Requirements: Locate the word "with" in the data below, then copy every line that holds it.

[Saved data entries]
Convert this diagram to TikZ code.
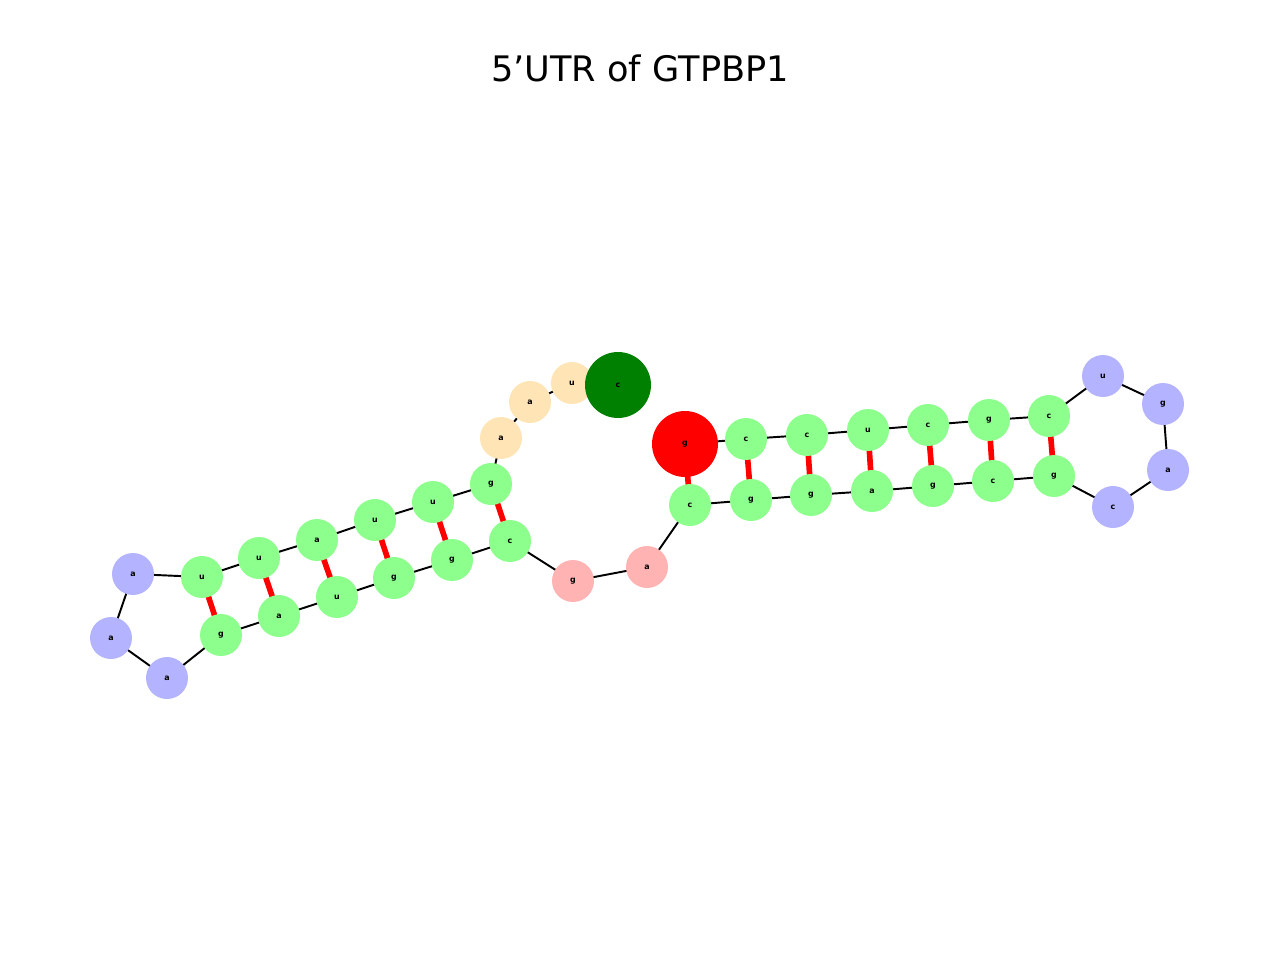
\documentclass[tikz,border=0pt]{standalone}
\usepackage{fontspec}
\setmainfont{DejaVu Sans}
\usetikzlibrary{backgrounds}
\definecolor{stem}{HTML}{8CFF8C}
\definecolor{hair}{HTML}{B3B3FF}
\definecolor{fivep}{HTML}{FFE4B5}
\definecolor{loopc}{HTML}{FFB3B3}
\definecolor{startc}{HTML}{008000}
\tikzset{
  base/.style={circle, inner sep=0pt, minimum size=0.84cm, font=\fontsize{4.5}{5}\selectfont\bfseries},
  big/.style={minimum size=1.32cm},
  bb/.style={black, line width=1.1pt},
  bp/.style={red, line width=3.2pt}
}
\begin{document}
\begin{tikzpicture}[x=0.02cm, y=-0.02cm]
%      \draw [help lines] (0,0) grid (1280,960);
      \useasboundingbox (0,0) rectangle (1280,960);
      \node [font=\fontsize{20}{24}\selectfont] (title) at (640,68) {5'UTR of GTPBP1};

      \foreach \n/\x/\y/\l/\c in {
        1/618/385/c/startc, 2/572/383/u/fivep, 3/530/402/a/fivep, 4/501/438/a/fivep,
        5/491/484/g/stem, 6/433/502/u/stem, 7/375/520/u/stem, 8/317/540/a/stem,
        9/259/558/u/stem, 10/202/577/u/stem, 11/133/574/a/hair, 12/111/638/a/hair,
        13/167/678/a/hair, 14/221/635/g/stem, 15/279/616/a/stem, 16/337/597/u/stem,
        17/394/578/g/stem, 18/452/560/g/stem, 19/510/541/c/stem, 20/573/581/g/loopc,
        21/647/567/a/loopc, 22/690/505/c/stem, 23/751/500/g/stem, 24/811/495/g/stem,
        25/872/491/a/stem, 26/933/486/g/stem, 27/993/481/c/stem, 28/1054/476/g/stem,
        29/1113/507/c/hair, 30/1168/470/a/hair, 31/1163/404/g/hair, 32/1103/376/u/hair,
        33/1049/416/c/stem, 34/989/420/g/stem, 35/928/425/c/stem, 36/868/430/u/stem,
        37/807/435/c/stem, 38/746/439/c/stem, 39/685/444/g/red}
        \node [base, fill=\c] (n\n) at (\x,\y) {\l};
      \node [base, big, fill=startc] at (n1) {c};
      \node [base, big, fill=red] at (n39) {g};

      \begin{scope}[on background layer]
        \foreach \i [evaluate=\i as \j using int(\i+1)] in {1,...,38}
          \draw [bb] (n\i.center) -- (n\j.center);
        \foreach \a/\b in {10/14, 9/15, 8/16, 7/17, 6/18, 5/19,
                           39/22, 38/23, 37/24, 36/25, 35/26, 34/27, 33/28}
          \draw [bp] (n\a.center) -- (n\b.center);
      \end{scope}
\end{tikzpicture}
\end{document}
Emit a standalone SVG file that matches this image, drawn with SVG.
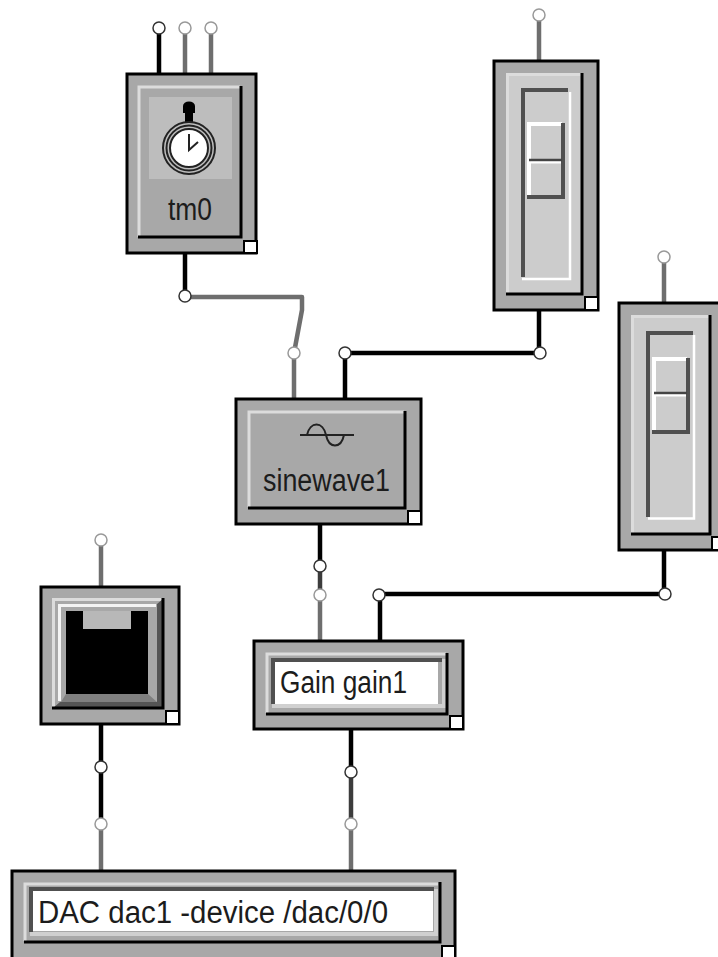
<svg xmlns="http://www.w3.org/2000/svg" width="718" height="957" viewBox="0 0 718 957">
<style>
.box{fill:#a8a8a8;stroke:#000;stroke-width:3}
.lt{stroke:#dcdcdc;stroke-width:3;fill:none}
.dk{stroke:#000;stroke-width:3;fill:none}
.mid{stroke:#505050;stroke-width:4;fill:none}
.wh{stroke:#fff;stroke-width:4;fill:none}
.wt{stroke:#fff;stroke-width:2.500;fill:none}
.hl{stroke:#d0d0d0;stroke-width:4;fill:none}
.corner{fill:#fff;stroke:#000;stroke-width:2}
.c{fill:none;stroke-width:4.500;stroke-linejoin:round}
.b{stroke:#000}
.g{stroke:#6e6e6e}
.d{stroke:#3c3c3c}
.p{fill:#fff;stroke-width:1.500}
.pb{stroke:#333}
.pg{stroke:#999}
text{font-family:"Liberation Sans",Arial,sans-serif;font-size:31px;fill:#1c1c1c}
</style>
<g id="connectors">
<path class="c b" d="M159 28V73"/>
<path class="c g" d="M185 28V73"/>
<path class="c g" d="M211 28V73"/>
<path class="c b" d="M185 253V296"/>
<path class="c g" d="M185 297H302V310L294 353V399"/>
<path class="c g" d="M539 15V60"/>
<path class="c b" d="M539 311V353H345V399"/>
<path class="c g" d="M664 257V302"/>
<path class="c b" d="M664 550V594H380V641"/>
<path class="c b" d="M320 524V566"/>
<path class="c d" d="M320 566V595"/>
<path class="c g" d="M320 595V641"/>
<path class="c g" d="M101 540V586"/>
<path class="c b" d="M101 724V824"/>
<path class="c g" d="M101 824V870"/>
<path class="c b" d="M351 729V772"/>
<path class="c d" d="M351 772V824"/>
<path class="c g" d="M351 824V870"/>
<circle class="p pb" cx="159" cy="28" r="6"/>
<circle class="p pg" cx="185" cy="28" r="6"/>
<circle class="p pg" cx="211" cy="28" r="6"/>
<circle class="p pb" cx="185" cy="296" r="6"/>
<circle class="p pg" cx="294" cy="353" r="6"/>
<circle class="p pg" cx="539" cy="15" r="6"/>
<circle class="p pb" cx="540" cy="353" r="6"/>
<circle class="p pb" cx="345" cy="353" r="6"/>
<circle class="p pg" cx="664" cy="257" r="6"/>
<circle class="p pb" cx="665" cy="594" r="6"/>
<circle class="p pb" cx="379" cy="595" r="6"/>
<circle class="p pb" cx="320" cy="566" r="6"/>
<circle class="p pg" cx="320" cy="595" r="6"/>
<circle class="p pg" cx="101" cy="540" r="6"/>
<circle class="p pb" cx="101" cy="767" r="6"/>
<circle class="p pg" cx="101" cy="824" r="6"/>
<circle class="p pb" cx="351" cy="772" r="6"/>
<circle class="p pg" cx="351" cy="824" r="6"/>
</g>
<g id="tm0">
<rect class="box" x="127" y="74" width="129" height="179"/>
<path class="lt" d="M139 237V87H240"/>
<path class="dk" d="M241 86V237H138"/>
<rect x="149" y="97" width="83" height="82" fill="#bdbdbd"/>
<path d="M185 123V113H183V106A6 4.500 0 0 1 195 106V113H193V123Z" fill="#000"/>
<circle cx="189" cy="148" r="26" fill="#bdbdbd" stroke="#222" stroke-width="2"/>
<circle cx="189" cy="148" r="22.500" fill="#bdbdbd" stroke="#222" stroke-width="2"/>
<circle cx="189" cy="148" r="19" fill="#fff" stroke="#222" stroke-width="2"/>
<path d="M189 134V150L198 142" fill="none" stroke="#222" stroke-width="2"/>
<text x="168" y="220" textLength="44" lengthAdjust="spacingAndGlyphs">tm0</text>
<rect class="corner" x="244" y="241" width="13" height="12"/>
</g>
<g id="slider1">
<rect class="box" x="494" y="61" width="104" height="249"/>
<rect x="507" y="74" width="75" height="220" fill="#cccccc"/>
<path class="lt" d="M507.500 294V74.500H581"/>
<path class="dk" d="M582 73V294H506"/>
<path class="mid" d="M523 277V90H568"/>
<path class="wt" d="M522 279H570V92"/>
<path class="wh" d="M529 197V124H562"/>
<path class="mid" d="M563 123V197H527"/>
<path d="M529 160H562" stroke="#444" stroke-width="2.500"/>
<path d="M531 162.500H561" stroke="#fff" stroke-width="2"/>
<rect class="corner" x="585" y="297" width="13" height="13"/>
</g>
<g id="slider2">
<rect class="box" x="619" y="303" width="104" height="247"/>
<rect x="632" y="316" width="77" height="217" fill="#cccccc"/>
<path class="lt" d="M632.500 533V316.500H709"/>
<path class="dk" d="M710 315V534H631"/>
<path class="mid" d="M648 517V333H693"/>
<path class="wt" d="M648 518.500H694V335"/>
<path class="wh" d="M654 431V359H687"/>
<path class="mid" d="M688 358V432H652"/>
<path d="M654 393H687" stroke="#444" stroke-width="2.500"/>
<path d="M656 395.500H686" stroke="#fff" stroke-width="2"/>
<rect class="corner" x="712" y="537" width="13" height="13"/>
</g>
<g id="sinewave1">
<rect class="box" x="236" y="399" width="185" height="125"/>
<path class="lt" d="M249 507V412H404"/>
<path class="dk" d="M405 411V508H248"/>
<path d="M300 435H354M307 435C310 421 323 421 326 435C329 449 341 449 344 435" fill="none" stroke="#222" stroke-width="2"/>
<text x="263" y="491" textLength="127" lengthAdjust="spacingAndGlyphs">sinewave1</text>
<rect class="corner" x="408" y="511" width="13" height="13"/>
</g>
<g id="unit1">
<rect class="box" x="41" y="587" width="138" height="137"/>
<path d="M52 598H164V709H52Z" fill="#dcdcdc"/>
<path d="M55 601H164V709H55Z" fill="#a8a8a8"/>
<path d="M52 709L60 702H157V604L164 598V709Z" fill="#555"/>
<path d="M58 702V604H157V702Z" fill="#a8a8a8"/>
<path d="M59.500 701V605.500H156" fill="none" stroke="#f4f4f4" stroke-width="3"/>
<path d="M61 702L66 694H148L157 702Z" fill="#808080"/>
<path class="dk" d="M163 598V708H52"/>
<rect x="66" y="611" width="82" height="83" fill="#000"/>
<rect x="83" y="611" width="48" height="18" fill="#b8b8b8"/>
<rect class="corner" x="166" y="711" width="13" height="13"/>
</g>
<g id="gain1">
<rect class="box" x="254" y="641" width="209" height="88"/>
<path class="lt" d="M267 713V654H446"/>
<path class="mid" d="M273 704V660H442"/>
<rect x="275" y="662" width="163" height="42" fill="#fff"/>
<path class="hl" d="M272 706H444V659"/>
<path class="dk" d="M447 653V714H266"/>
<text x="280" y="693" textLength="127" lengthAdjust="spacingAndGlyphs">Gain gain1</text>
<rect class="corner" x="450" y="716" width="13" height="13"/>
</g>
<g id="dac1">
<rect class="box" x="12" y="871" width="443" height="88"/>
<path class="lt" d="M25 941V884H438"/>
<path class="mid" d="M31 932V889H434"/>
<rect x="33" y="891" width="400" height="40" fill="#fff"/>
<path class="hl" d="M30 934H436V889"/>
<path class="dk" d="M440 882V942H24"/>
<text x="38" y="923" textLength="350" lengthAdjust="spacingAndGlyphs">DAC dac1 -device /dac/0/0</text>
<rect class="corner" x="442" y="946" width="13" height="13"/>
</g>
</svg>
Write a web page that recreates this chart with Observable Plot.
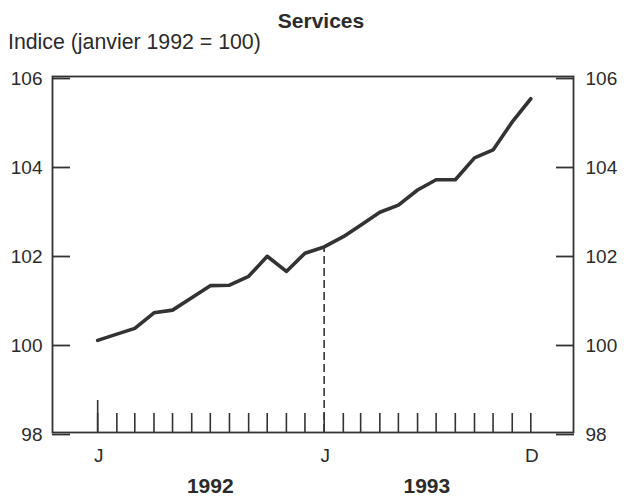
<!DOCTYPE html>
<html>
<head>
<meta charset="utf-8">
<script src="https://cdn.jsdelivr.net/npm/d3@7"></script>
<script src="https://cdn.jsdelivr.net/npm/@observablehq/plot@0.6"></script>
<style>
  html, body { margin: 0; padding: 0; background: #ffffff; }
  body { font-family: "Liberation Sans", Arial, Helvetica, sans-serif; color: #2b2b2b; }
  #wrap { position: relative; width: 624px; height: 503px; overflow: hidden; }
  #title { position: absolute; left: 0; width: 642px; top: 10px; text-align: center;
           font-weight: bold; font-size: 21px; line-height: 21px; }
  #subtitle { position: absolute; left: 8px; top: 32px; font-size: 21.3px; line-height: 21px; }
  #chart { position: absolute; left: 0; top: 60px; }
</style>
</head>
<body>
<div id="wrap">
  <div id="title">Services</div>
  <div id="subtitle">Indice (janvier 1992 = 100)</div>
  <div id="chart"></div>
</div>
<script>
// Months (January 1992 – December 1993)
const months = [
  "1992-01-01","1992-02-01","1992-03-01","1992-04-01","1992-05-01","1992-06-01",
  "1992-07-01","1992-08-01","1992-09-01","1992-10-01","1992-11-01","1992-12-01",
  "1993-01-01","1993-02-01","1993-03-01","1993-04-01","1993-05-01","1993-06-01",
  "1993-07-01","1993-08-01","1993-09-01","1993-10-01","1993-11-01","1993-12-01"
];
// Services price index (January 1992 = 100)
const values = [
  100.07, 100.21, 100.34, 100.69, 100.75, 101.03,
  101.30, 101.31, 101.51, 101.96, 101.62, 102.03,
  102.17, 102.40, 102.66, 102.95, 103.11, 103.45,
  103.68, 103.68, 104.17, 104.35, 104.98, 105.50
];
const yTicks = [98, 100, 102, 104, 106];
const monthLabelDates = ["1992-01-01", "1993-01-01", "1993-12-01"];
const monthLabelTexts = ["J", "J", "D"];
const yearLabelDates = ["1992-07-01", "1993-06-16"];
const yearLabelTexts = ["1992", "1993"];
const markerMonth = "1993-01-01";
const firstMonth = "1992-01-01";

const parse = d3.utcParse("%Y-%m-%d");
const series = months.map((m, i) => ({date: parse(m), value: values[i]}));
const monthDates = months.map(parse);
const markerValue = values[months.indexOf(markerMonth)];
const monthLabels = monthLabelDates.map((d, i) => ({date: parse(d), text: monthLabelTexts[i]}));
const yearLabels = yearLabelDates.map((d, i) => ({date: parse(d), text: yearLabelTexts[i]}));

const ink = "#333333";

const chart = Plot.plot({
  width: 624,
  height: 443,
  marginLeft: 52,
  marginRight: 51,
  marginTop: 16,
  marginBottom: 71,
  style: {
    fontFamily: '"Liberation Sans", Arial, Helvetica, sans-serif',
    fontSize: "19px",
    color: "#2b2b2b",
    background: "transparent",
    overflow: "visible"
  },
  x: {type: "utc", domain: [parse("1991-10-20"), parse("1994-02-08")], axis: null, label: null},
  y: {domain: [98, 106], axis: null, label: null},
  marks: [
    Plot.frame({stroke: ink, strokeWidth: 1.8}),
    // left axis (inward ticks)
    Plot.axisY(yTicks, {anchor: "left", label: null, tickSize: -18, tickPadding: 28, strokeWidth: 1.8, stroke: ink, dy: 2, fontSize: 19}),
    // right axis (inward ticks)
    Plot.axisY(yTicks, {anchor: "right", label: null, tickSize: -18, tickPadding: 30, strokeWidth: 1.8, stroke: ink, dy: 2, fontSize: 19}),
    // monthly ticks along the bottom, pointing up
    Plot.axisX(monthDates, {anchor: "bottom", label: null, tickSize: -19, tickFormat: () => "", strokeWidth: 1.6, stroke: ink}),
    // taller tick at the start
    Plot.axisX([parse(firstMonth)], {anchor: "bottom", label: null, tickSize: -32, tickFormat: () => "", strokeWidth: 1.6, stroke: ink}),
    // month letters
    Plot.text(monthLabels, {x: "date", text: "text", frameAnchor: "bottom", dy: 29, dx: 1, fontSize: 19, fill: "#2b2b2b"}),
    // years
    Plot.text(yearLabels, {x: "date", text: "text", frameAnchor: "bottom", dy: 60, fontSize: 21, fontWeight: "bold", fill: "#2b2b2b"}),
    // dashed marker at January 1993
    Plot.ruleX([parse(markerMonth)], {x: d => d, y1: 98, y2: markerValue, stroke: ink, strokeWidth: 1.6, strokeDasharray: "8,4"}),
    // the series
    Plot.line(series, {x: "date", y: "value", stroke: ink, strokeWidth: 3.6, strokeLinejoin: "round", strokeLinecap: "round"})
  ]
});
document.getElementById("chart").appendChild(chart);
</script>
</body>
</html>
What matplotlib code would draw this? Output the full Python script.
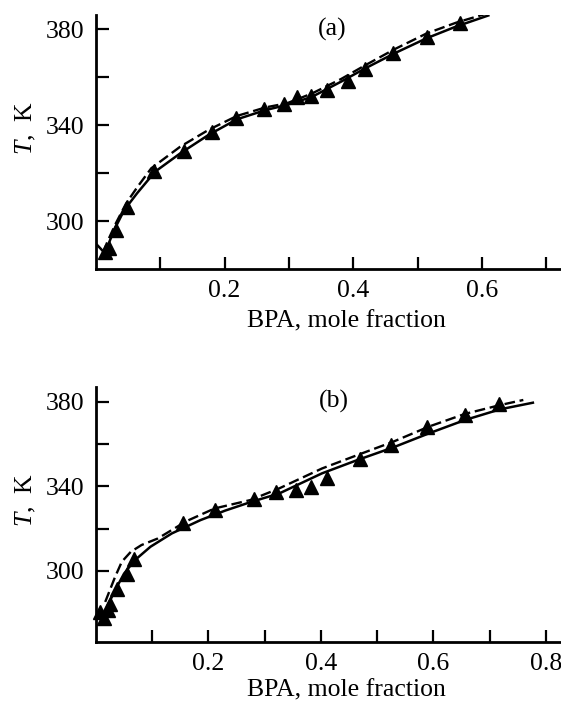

Written solution:
Emit a standalone SVG file that matches this image, drawn with SVG.
Write a web page that recreates this chart with Observable Plot.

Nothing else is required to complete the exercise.